At 11:58 PM 9/18/2004 -0500, Seth Goodman wrote:

From: David Woodhouse
Sent: Saturday, September 18, 2004 1:10 PM

<...>

The bit with allowing the addition of lines -- or at least being able to
tell that the signed part is still valid despite the addition of lines
(I didn't say that/when the recipient had to _allow_ it) -- is
permissiveness, and that's what seems to be needed to allow most of the
attacks in the field guide you reference.

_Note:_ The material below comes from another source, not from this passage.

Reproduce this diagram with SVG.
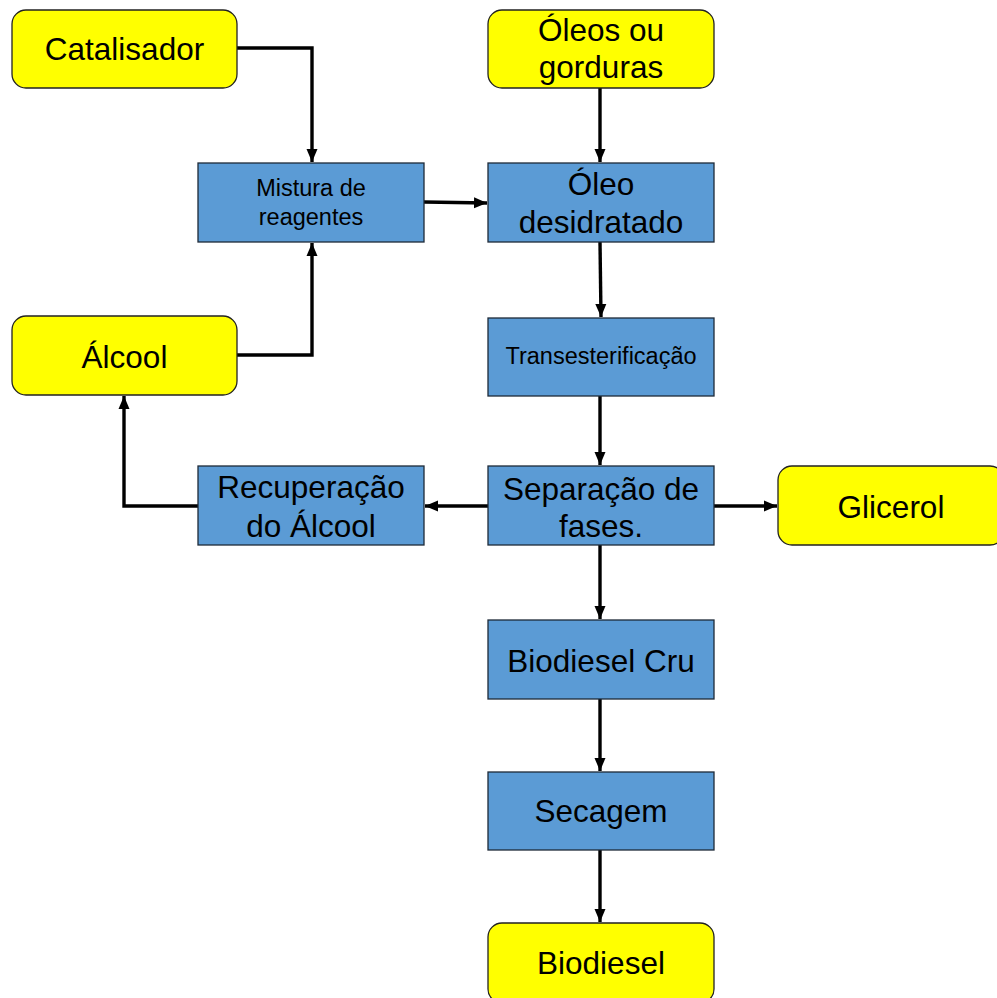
<svg xmlns="http://www.w3.org/2000/svg" width="997" height="998" viewBox="0 0 997 998">
  <style>
    .input { fill: #ffff00; stroke: #222; stroke-width: 1.3; }
    .step { fill: #5b9bd5; stroke: #1e2a38; stroke-width: 1.3; }
    text { font-family: "Liberation Sans", Arial, sans-serif; fill: #000; text-anchor: middle; }
    .big { font-size: 31.5px; }
    .small { font-size: 23.5px; }
    .flow { fill: none; stroke: #000; stroke-width: 3.4; marker-end: url(#arrow); }
  </style>
  <defs>
    <marker id="arrow" markerUnits="userSpaceOnUse" markerWidth="13" markerHeight="13" viewBox="0 0 13 13" refX="13" refY="6.5" orient="auto">
      <path d="M0,1 L13,6.5 L0,12 Z" fill="#000"/>
    </marker>
  </defs>

  <!-- process connectors -->
  <g id="connectors">
    <path class="flow" d="M237,48 H312 V162"/>
    <path class="flow" d="M600,88 V162"/>
    <path class="flow" d="M424,202 L487,203"/>
    <path class="flow" d="M237,355 H312 V243"/>
    <path class="flow" d="M600,242 L601,317"/>
    <path class="flow" d="M600,396 V465"/>
    <path class="flow" d="M488,506 H425"/>
    <path class="flow" d="M198,506 H124 V396"/>
    <path class="flow" d="M714,506 H777"/>
    <path class="flow" d="M600,545 V619"/>
    <path class="flow" d="M600,699 V771"/>
    <path class="flow" d="M600,850 V922"/>
  </g>

  <g id="catalisador">
    <rect class="input" x="12" y="10" width="225" height="78" rx="14"/>
    <text class="big" x="124.5" y="60">Catalisador</text>
  </g>

  <g id="oleos-gorduras">
    <rect class="input" x="488" y="10" width="226" height="78" rx="14"/>
    <text class="big" x="601" y="41">Óleos ou</text>
    <text class="big" x="601" y="78">gorduras</text>
  </g>

  <g id="mistura-reagentes">
    <rect class="step" x="198" y="163" width="226" height="79"/>
    <text class="small" x="311" y="196">Mistura de</text>
    <text class="small" x="311" y="225">reagentes</text>
  </g>

  <g id="oleo-desidratado">
    <rect class="step" x="488" y="163" width="226" height="79"/>
    <text class="big" x="601" y="195">Óleo</text>
    <text class="big" x="601" y="233">desidratado</text>
  </g>

  <g id="alcool">
    <rect class="input" x="12" y="316" width="225" height="79" rx="14"/>
    <text class="big" x="124.5" y="368">Álcool</text>
  </g>

  <g id="transesterificacao">
    <rect class="step" x="488" y="318" width="226" height="78"/>
    <text class="small" x="601" y="364">Transesterificação</text>
  </g>

  <g id="recuperacao-alcool">
    <rect class="step" x="198" y="466" width="226" height="79"/>
    <text class="big" x="311" y="498">Recuperação</text>
    <text class="big" x="311" y="537">do Álcool</text>
  </g>

  <g id="separacao-fases">
    <rect class="step" x="488" y="466" width="226" height="79"/>
    <text class="big" x="601" y="500">Separação de</text>
    <text class="big" x="601" y="537">fases.</text>
  </g>

  <g id="glicerol">
    <rect class="input" x="778" y="466" width="226" height="79" rx="14"/>
    <text class="big" x="891" y="518">Glicerol</text>
  </g>

  <g id="biodiesel-cru">
    <rect class="step" x="488" y="620" width="226" height="79"/>
    <text class="big" x="601" y="672">Biodiesel Cru</text>
  </g>

  <g id="secagem">
    <rect class="step" x="488" y="772" width="226" height="78"/>
    <text class="big" x="601" y="822">Secagem</text>
  </g>

  <g id="biodiesel">
    <rect class="input" x="488" y="923" width="226" height="80" rx="14"/>
    <text class="big" x="601" y="974">Biodiesel</text>
  </g>
</svg>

Speaking personally, I'm most concerned about the additions by mailing
lists, and on text/plain MIME parts.

Mailing lists have to resend it as their own outgoing message anyway.  It is
not really necessary to preserve all the signatures through the re-mailing
process.  The mailing list could validate the signature on the incoming
message, add a header or even body line indicating that fact and sign it on
the way out.  I don't really see the need for the end user to be able to
absolutely validate the identities on mailing list posts at the MUA.  That
sounds like a list function.  Lists do it now by the submitting address
(broken ones use the return-path), so they can switch to validating
signatures instead.

While it would be a good for mailing lists to sign their outgoing messages, I 
don't think we can expect that will happen with all lists on Day One.  In cases 
where it's possible for user signatures to be made to work through mailing 
lists, we can live with those mailing lists being a little slower to adopt 
message signing.  It's also a stronger statement if the user signature as well 
as the mailing list signature verifies correctly -- we can then attribute the 
message to the original sender and not just to the mailing list.

In practice, some canonicalization helps the original user signatures get 
through.  For example, how many people have noticed that this mailing lists 
adds an extra CRLF at the beginning of the body?  I think the benefit of 
getting intact signatures through such lists outweighs the likely abuses of 
such a scheme.



The idea that all MUA's would have to change to deal with displaying
multiple signed parts in different colors, as well as noting parts whose
signature doesn't validate does not bode well for adoption.

Right.  I vote for requiring no MUA modifications at initial deployment.